IV. DE PROFONDES CONSEQUENCES

Les effets de l'imprimerie sont considérables, multiples et complexes, qu'on les étudie à court ou à long terme ; qu'on se place sur le plan culturel ou religieux, social ou politique, voire politique ou économique.

A) HUMANISME ET DIFFUSION DU SAVOIR

Les conséquences les plus évidentes parmi celles induites par les nouvelles techniques tiennent à leur pouvoir d'amplification, de diffusion et de propagation de l'écrit, et cela dans une civilisation médiévale, encore fortement imprégnée de traditions orales.

À court terme, il va en résulter une diversification considérable des documents et des ouvrages à la disposition des lettrés.

À plus long terme, l'alphabétisation va contribuer à faciliter l'accès de tous -- du moins d'un nombre croissant -- à l'information et au savoir.

Sur un plan technique, la typographie modifie aussi en profondeur le rapport du lecteur à la chose écrite. De sorte que le travail intellectuel, tout comme la relation nouée entre l'auteur et le lecteur, vont s'en trouver radicalement transformés.

On assiste donc à l'accélération, à l'intensification et à l'extension de la pénétration de l'écrit dans la société, à commencer par la sphère restreinte des lettrés.

Si des données suffisamment fiables et complètes nous manquent, qui permettraient d'évaluer la proportion de la population sachant lire au moment de l'apparition de l'imprimerie, il est cependant évident que, dès cette époque, une demande importante d'ouvrages se manifeste..

Certains perfectionnements techniques permettent d'accélérer la cadence des copistes, et les manuscrits les plus recherchés (livres d'heures ou de piété, ouvrages d'enseignements élémentaires, etc.) sont recopiés par centaines dans certains ateliers.

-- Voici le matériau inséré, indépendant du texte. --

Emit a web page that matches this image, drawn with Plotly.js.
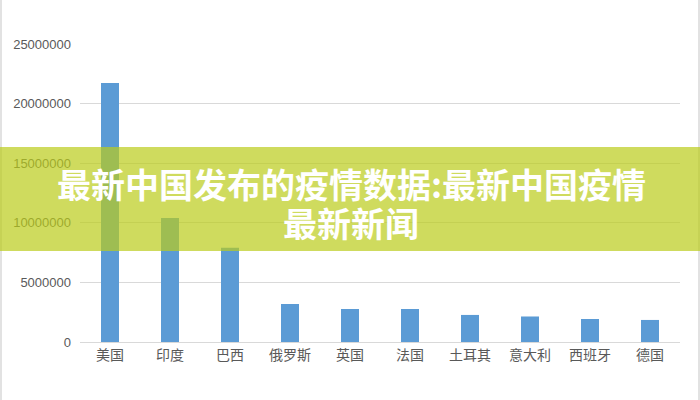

Dans le même temps, les étudiants, qui constituent avec les clercs et les enseignants la majorité des liseurs, se comptent par milliers dans des universités comme celle de Paris ou celle de Cologne. Plus tard s'y adjoindront les gens de robe, dont les bibliothèques, à partir de la seconde moitié du XVI e siècle, deviendront plus nombreuses que celles des ecclésiastiques.

Ainsi, les tirages qu'atteignent relativement vite les ouvrages imprimés (20 millions d'exemplaires à la fin du XV e siècle ; 150 à 200 millions au XVI e siècle) témoignent d'un appétit de lecture et d'une avidité intellectuelle incontestables.

D'autre part, l'alphabétisation -- très inégale, comme on le verra plus loin, entre les pays catholiques du Sud et les pays réformés du Nord -- ne fera qu'accentuer cette demande et, partant, l'influence du livre.

Bref, comme le remarquent Febvre et Martin, il est indéniable que la découverte de l'imprimerie peut d'emblée être tenue " pour une étape vers l'apparition d'une civilisation de masse et de standardisation ", même si, au premier abord, " la culture du temps ou plus précisément son orientation n'en paraît guère changée ". Si bien qu' " à l'origine, les contemporains de Gutenberg purent peut-être ne voir dans la reproduction mécanique des textes, qu'une innovation technique commode, utile surtout pour la multiplication des textes les plus courants ".

" Mais bientôt, poursuivent les mêmes auteurs, se révélèrent les possibilités qu'offrait le nouveau procédé et ses effets bouleversants. Car, très vite, l'imprimerie rendant les textes plus largement accessibles, leur assura une force de pénétration bien plus puissante que celle des manuscrits ".

Force de pénétration, donc, liée à un effet démultiplicateur qui va bénéficier au courant humaniste, certes antérieur à l'imprimerie, mais dont il devient, en quelque sorte, inséparable.

Pour être plus précis, le triomphe de l'esprit humaniste, à l'évidence indissociable de celui de l'imprimerie, se manifeste par la quantité croissante de textes antiques publiés, qui s'insèrent dans une production totale explosant littéralement au XVI e siècle.

Aux effets de la diffusion croissante des auteurs classiques latins, fort prisés au XV e siècle, vont s'ajouter, au siècle suivant, ceux de la redécouverte d'auteurs moins connus, bientôt suivie par la vogue de l'hellénisme suscitée par les citations, en langue grecque, de certains auteurs latins, ainsi que par les contacts avec la Grèce. Des traductions en langue vulgaire se multiplient, tandis que certains ouvrages contemporains rencontrent une très large audience (Rabelais, bien entendu, Budé mais aussi Érasme, dont les Adages et les Colloques sont tirés, avant leur mise à l'index, à des centaines de milliers d'exemplaires).

En d'autres termes, ainsi que l'écrivent Breton et Proulx, " le livre qui avait servi jusque là à diffuser la culture médiévale allait devenir l'outil privilégié d'une redécouverte de l'Antiquité ".